Without taking any legal action to have the unauthorized content removed from Facebook, which occurred after plaintiff’s counsel contacted Twitter to demand the removal of the content, the plaintiff believes that the posts would have remained online and available for more unauthorized redistribution. The Trump campaign has also admitted that the copyright-protected image has been valuable to the Republican nominee’s efforts. The plaintiff’s complaint notes coverage by CNN which reported an official statement from the Trump campaign defending Trump Jr.’s use of the image and calling the nominees’ son, “a tremendous asset to the campaign.” While the Trump campaign conceded that the Skittles tweet could be viewed as politically incorrect, which was a major charge at the time, that political incorrectness was, as it has been time and again by Trump’s group of insiders, hailed as proof of the kind of change that Americans want. In early November, we’ll find out how much truth there is in that line of thinking.

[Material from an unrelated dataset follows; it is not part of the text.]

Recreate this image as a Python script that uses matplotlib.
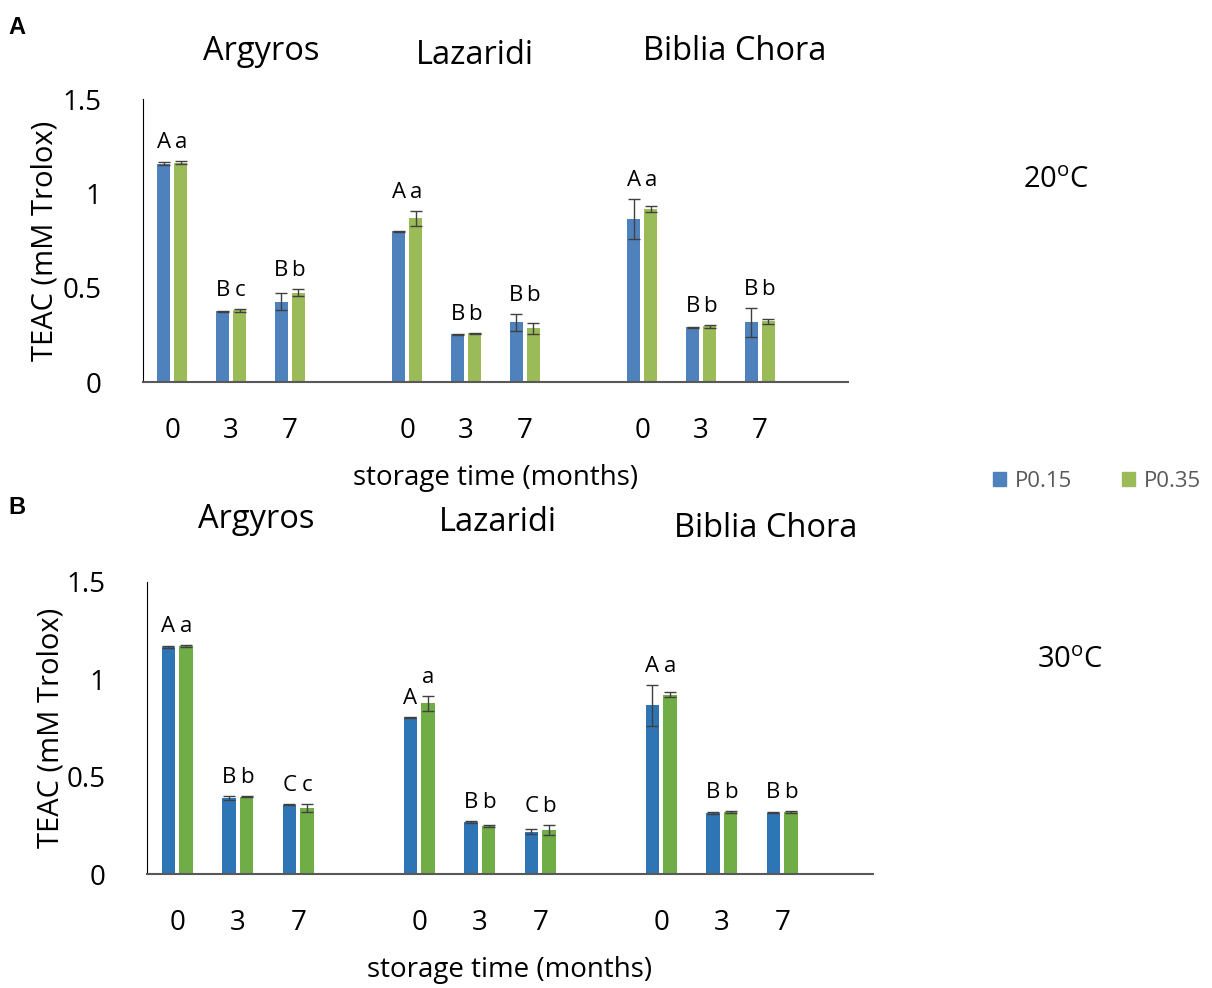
import matplotlib
matplotlib.use("Agg")
from matplotlib import pyplot as plt
from matplotlib.patches import Patch
import numpy as np

cultivars = ["Argyros", "Lazaridi", "Biblia Chora"]
months = ["0", "3", "7"]

# panel A, 20 oC
a_p015 = [1.158, 0.374, 0.426, 0.800, 0.252, 0.316, 0.863, 0.289, 0.316]
a_p015_err = [0.006, 0.003, 0.046, 0.003, 0.003, 0.046, 0.105, 0.003, 0.075]
a_p035 = [1.163, 0.379, 0.474, 0.868, 0.258, 0.284, 0.916, 0.295, 0.321]
a_p035_err = [0.006, 0.008, 0.020, 0.040, 0.003, 0.030, 0.015, 0.008, 0.012]
a_let015 = ["A", "B", "B", "A", "B", "B", "A", "B", "B"]
a_let035 = ["a", "c", "b", "a", "b", "b", "a", "b", "b"]

# panel B, 30 oC
b_p015 = [1.165, 0.390, 0.356, 0.804, 0.268, 0.216, 0.866, 0.313, 0.315]
b_p015_err = [0.006, 0.010, 0.003, 0.003, 0.006, 0.013, 0.107, 0.004, 0.003]
b_p035 = [1.170, 0.397, 0.340, 0.876, 0.247, 0.227, 0.922, 0.318, 0.318]
b_p035_err = [0.006, 0.004, 0.020, 0.040, 0.004, 0.027, 0.013, 0.004, 0.005]
b_let015 = ["A", "B", "C", "A", "B", "C", "A", "B", "B"]
b_let035 = ["a", "b", "c", "a", "b", "b", "a", "b", "b"]

W, H = 1212, 988
FONT = "Open Sans"
plt.rcParams["font.family"] = [FONT, "DejaVu Sans"]
plt.rcParams["mathtext.fontset"] = "custom"
plt.rcParams["mathtext.rm"] = FONT
plt.rcParams["mathtext.default"] = "regular"


def fx(px):
    return px / W


def fy(py):
    return 1 - py / H


def draw_panel(fig, rect, v1, e1, v2, e2, l1, l2, c1, c2, split=()):
    ax = fig.add_axes(rect)
    x = np.array([g * 4 + m for g in range(3) for m in range(3)], dtype=float)
    w = 0.22
    off = 0.145
    ekw = dict(ecolor="#404040", elinewidth=1, capsize=4.5, capthick=1)
    ax.bar(x - off, v1, w, yerr=e1, color=c1, error_kw=ekw, label="P0.15")
    ax.bar(x + off, v2, w, yerr=e2, color=c2, error_kw=ekw, label="P0.35")

    # significance letters
    for i in range(len(x)):
        t1 = v1[i] + e1[i]
        t2 = v2[i] + e2[i]
        if i not in split:
            t1 = t2 = max(t1, t2)
        ax.annotate(l1[i], (x[i] - off, t1), xytext=(0, 13), textcoords="offset pixels",
                    ha="center", va="baseline", fontsize=16)
        ax.annotate(l2[i], (x[i] + off, t2), xytext=(0, 13), textcoords="offset pixels",
                    ha="center", va="baseline", fontsize=16)

    ax.set_xlim(-0.5, 11.5)
    ax.set_ylim(0, 1.5)
    ax.set_yticks([0, 0.5, 1, 1.5])
    ax.set_yticklabels(["0", "0.5", "1", "1.5"])
    ax.set_xticks(x)
    ax.set_xticklabels(months * 3)
    ax.tick_params(axis="both", length=0, labelsize=20)
    ax.tick_params(axis="y", pad=30)
    ax.tick_params(axis="x", pad=25)
    for s in ["top", "right"]:
        ax.spines[s].set_visible(False)
    ax.spines["left"].set_color("#000000")
    ax.spines["bottom"].set_color("#595959")
    ax.spines["bottom"].set_linewidth(1.5)
    ax.set_xlabel("storage time (months)", fontsize=20, labelpad=14)
    ax.set_ylabel("TEAC (mM Trolox)", fontsize=21)
    return ax


fig = plt.figure(figsize=(W / 100, H / 100), dpi=100)

ax_a = draw_panel(fig, [fx(143), fy(382), fx(848 - 143), (382 - 99) / H],
                  a_p015, a_p015_err, a_p035, a_p035_err, a_let015, a_let035,
                  "#4F81BD", "#9BBB59")
ax_a.yaxis.set_label_coords(-0.118, 0.5)

ax_b = draw_panel(fig, [fx(147), fy(874), fx(873 - 147), (874 - 582) / H],
                  b_p015, b_p015_err, b_p035, b_p035_err, b_let015, b_let035,
                  "#2E75B6", "#70AD47", split=(3,))
ax_b.yaxis.set_label_coords(-0.112, 0.5)

# cultivar headings
for name, px, py in zip(cultivars, [261, 475, 735], [52, 55, 52]):
    fig.text(fx(px), fy(py), name, ha="center", va="center", fontsize=23.5)
for name, px, py in zip(cultivars, [256, 498, 766], [520, 522, 528]):
    fig.text(fx(px), fy(py), name, ha="center", va="center", fontsize=23.5)

fig.text(fx(1056), fy(180), r"20$^{o}$C", ha="center", va="center", fontsize=21)
fig.text(fx(1070), fy(660), r"30$^{o}$C", ha="center", va="center", fontsize=21)

fig.text(fx(17), fy(28), "A", ha="center", va="center", fontsize=17,
         fontweight="bold", family="Liberation Sans")
fig.text(fx(17), fy(508), "B", ha="center", va="center", fontsize=17,
         fontweight="bold", family="Liberation Sans")

handles = [Patch(color="#4F81BD", label="P0.15"), Patch(color="#9BBB59", label="P0.35")]
fig.legend(handles=handles, loc="center", bbox_to_anchor=(fx(1097), fy(481)), ncol=2,
           frameon=False, fontsize=16, handlelength=0.6, handleheight=0.6,
           handletextpad=0.4, columnspacing=2.2, labelcolor="#595959")

fig.savefig("out.png", dpi=100)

The complaint filed by Kittos includes two claims for relief, one for direct copyright infringement and the other for secondary copyright infringement. The claim for direct infringement targets the campaign’s own use of the copyrighted image on Twitter while the claim for secondary infringement is based on the allegations that the defendants induced and invited widespread copyright infringement by reproductions of the original advertisement. The plaintiff’s prayer for relief asks the court to find the defendants liable for such infringement, prevent defendants from using the infringing content in the future and monetary damages in the amount equal to the actual damages as well as the defendants’ additional profits attributable to the infringement.